■ **Aim**
Retype only what runs from the beginning of the data through the line with "ax = fig.add_axes([177"; please omit the pictures and keep every line exact.

■ **Data**
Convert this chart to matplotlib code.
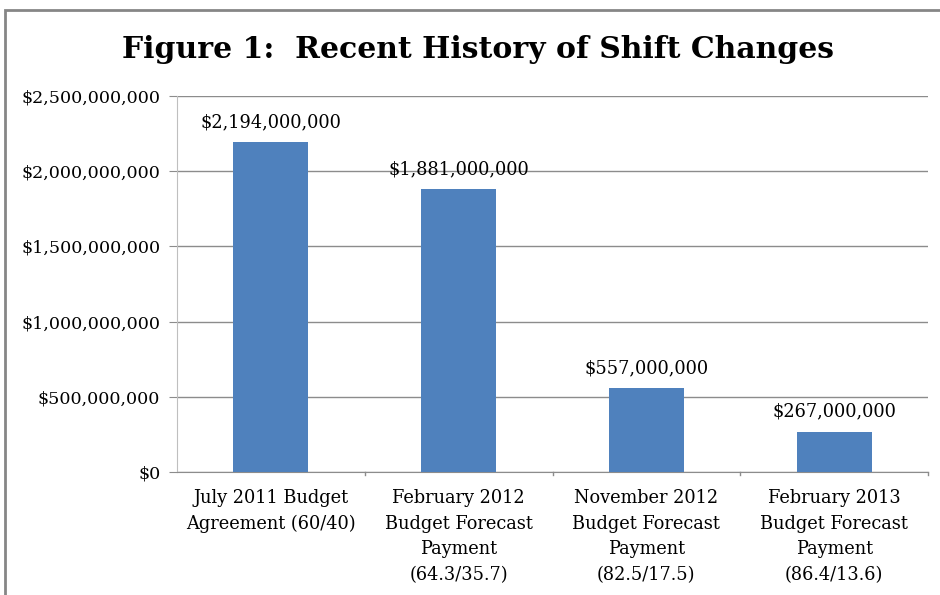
import matplotlib.pyplot as plt
from matplotlib.patches import Rectangle
from matplotlib.ticker import FuncFormatter

# 数据
categories = [
    "July 2011 Budget\nAgreement (60/40)",
    "February 2012\nBudget Forecast\nPayment\n(64.3/35.7)",
    "November 2012\nBudget Forecast\nPayment\n(82.5/17.5)",
    "February 2013\nBudget Forecast\nPayment\n(86.4/13.6)",
]
values = [2194000000, 1881000000, 557000000, 267000000]
y_ticks = [0, 500000000, 1000000000, 1500000000, 2000000000, 2500000000]

bar_color = "#4F81BD"
grid_color = "#8C8C8C"

plt.rcParams['font.family'] = ['DejaVu Serif']

fig = plt.figure(figsize=(9.4, 5.95), dpi=100)
ax = fig.add_axes([177 / 940, 1 - 472 / 595, (928 - 177) / 940, (472 - 96) / 595])

x = list(range(len(categories)))
ax.bar(x, values, width=0.4, color=bar_color, zorder=3)

for xi, v in zip(x, values):
    ax.annotate("${:,.0f}".format(v), (xi, v), xytext=(0, 8), textcoords="offset points",
                ha="center", va="bottom", fontsize=12.8)

ax.set_xlim(-0.5, len(categories) - 0.5)
ax.set_ylim(0, 2500000000)
ax.set_yticks(y_ticks)
ax.yaxis.set_major_formatter(FuncFormatter(lambda v, p: "${:,.0f}".format(v)))
ax.yaxis.grid(True, color=grid_color, linewidth=1, zorder=0)

ax.set_xticks(x)
ax.set_xticklabels(categories, fontsize=12.8, linespacing=1.56)
ax.tick_params(axis="x", length=0, pad=12)
ax.tick_params(axis="y", length=6, color=grid_color, labelsize=12.6, pad=6)

# x 轴在类别边界处的刻度线
for b in [0.5, 1.5, 2.5, 3.5]:
    ax.plot([b, b], [0, -0.008], transform=ax.get_xaxis_transform(), color=grid_color,
            linewidth=1, clip_on=False)

for s in ["top", "right"]:
    ax.spines[s].set_visible(False)
ax.spines["left"].set_color("#BFBFBF")
ax.spines["bottom"].set_color(grid_color)

fig.text(478 / 940, 1 - 50 / 595, "Figure 1:  Recent History of Shift Changes",
         ha="center", va="center", fontsize=21.5, fontweight="bold")

# 外框
fig.patches.append(Rectangle((5 / 940, -0.1), 1.2, 1 - 10 / 595 + 0.1, transform=fig.transFigure,
                             fill=False, edgecolor="#868686", linewidth=2))

fig.savefig("out.png", dpi=100)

■ **Full response**
Convert this chart to matplotlib code.
import matplotlib.pyplot as plt
from matplotlib.patches import Rectangle
from matplotlib.ticker import FuncFormatter

# 数据
categories = [
    "July 2011 Budget\nAgreement (60/40)",
    "February 2012\nBudget Forecast\nPayment\n(64.3/35.7)",
    "November 2012\nBudget Forecast\nPayment\n(82.5/17.5)",
    "February 2013\nBudget Forecast\nPayment\n(86.4/13.6)",
]
values = [2194000000, 1881000000, 557000000, 267000000]
y_ticks = [0, 500000000, 1000000000, 1500000000, 2000000000, 2500000000]

bar_color = "#4F81BD"
grid_color = "#8C8C8C"

plt.rcParams['font.family'] = ['DejaVu Serif']

fig = plt.figure(figsize=(9.4, 5.95), dpi=100)
ax = fig.add_axes([177 / 940, 1 - 472 / 595, (928 - 177) / 940, (472 - 96) / 595])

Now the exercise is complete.